Thanks to Jim Watkins, a striking statue of a barracuda emerging from the water now graces the Commonwealth Swim Club. Watkins and other volunteers, members of the club, have helped maintain and repair areas of the facility, including restoration of the storm runoff channel, new lighting and landscaping.
“It was so overgrown,” said Watkins, a pile driver by trade. “Something’s gotta change here.”
Watkins and the other volunteers were recognized for their efforts at the July 8 Best of Braddock Awards with the Neighborhood Enhancement or Beautification distinction.
“The improvements and changes to the physical appearance of the swim club have not gone unnoticed by the community and local neighbors,” said Cliff Keenan, chairman of the Braddock District Council, “and have helped bring in new members, providing a greater degree of financial stability.”
Watkins said he tends to spend more time around the pool facilities working than at home and that he “loves doing it.”
Each of the Best of Braddock winners had a different story of motivated civic engagement, both from private volunteers and government employees that went above and beyond the normal call of public works.
Opening the program, supervisor John Cook (R-Braddock) referenced the John Mayer song “Waiting on the World to Change.” “We are the direct opposite of that,” Cook said. “Not every county has that same spirit of volunteerism and dedication to the community that’s exemplified by people getting awards tonight.”
Keenan echoed Cook, saying these citizens are “doing so many amazing things.” Then, speaking directly to the audience packed into the Braddock District government office meeting hall, said, “I encourage each of you to get as involved as possible.”
The full list of Best of Braddock Award-winners includes:
*Special Recognition for a team of public employees, awarded to the Fairfax County Park Authority team that worked with Olde Forge-Surrey Square neighborhood residents to renovate their area playground.
“We all know how these efforts required an incredible degree of coordination, an incredible degree of patience and an incredible degree of perseverance,” said Keenan.
*Neighborhood Enhancement or Beautification in the Braddock District went to James Watkins and members of the Commonwealth Swim Club.
*Neighborhood Enhancement or Beautification also went to Marilyn Stoney and other residents of the Kings Park West Townhouse Homeowners Association.
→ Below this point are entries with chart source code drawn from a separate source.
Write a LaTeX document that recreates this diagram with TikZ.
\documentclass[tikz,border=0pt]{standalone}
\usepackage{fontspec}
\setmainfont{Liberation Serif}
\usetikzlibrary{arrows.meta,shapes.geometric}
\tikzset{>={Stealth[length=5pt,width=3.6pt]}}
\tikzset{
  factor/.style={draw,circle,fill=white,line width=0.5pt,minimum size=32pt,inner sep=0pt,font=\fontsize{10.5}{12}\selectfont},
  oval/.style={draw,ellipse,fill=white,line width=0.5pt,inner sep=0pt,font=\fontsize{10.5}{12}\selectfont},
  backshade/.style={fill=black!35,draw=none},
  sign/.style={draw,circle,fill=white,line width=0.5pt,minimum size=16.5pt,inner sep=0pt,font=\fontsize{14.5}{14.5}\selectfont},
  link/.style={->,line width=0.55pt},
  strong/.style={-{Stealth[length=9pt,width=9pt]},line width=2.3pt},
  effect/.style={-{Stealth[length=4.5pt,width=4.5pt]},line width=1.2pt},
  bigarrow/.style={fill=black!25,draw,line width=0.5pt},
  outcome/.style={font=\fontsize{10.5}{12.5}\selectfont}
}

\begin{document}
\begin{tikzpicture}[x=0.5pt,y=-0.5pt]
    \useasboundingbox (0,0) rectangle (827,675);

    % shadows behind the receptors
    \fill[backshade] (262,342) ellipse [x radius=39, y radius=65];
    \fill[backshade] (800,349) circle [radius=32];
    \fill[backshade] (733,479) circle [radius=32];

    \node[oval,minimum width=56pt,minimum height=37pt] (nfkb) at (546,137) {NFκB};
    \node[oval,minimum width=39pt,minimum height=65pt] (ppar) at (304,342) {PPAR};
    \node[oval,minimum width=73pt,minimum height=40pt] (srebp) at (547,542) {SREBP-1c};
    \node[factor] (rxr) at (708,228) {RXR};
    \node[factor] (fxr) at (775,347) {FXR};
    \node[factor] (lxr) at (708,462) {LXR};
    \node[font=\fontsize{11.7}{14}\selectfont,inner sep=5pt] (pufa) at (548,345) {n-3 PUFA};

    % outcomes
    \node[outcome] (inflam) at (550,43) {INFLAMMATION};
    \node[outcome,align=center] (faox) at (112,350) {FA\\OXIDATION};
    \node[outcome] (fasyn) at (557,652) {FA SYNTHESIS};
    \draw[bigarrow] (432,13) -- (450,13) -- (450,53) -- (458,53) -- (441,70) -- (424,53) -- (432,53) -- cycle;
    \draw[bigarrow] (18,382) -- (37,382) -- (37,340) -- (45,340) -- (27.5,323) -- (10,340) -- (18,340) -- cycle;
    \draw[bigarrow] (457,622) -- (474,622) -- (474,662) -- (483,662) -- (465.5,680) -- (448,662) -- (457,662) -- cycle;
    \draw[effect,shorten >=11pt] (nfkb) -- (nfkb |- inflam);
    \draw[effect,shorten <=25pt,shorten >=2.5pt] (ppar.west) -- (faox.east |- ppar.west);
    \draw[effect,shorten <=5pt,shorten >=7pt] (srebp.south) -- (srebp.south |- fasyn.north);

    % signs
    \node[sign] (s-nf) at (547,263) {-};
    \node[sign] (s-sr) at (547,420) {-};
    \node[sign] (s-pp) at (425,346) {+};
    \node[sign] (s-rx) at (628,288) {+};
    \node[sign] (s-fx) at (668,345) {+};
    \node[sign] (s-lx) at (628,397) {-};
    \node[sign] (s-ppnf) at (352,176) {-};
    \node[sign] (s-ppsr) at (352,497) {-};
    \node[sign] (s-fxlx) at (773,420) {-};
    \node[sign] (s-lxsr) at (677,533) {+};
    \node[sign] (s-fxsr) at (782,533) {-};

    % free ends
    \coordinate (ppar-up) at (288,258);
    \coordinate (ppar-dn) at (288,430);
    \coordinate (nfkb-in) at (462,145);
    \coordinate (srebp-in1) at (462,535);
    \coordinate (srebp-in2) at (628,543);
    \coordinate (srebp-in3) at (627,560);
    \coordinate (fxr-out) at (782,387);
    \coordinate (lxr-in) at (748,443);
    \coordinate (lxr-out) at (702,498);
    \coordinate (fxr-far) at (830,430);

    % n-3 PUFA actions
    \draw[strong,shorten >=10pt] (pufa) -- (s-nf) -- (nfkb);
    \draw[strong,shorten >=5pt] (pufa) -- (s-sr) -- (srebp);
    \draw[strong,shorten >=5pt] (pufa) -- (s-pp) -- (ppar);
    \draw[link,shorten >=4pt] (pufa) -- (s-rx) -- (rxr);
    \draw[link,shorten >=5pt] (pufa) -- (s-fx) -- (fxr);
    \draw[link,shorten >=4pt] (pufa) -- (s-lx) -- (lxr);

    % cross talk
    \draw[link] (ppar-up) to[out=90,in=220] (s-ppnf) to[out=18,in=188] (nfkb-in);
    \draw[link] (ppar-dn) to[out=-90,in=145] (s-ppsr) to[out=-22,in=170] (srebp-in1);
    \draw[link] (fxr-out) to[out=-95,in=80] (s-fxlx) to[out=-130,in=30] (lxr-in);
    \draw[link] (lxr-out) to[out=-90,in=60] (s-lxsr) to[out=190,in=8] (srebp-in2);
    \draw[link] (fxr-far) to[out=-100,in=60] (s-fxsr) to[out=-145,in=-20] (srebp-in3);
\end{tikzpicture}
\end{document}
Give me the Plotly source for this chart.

Stoney spearheaded a stormwater improvement project that relied on obtaining a Neighborhood Enhancement Partnership Program grant.
“She oversaw the accomplishment of community goals while being a good steward for the Chesapeake Bay watershed,” Keenan said.
*Club or Organization Making a Difference in the Braddock District was awarded to Friends of Long Branch Stream Valley, an advocacy group that organizes trash clean-up activities, works with the Park Authority on trail maintenance and helps sponsor informational nature walks.
*Most Can-Do Public Employee-Local was presented to Dennis Barton of the Fairfax County Park Authority for his help on Jonathan McCarty’s Eagle Scout service project to build a drainage ditch near Lake Accotink. The project required removing an estimated 26,000 pounds of dirt.
*Young Person of the Year went to Jonathan McCarty, an Eagle Scout with Boy Scout Troop 1115 whose final service project involved digging a drainage ditch along the main hiking trail to the west of Lake Accotink. McCarty has since become an adult leader with Cub Scout Pack 1115.
*Citizen of the Year was awarded to Duwain Ketch, a 35-year resident of Burke Centre. Ketch has served the Kings Park and Burke Centre libraries as an executive board member of the Fairfax Library Foundation, a charter member of the Friends of Burke Centre Library and a member of the Burke Centre Conservancy board of Trustees.
“Duwain is a shining example of a model volunteer who works diligently and with a pleasant demeanor,” said Keenan, “and one who volunteers willingly without need for recognition.”
The second *Citizen of the Year award went to Amy Zydel, a resident of Olde Forge-Surrey Square. Introduced by Keenan as “a pre-eminent champion for foster care children and foster care parents,” Zydel was recognized for her operation known as “The Closet,” a garage stockpile of foster parent supplies and equipment culled from churches, yard sales and donations.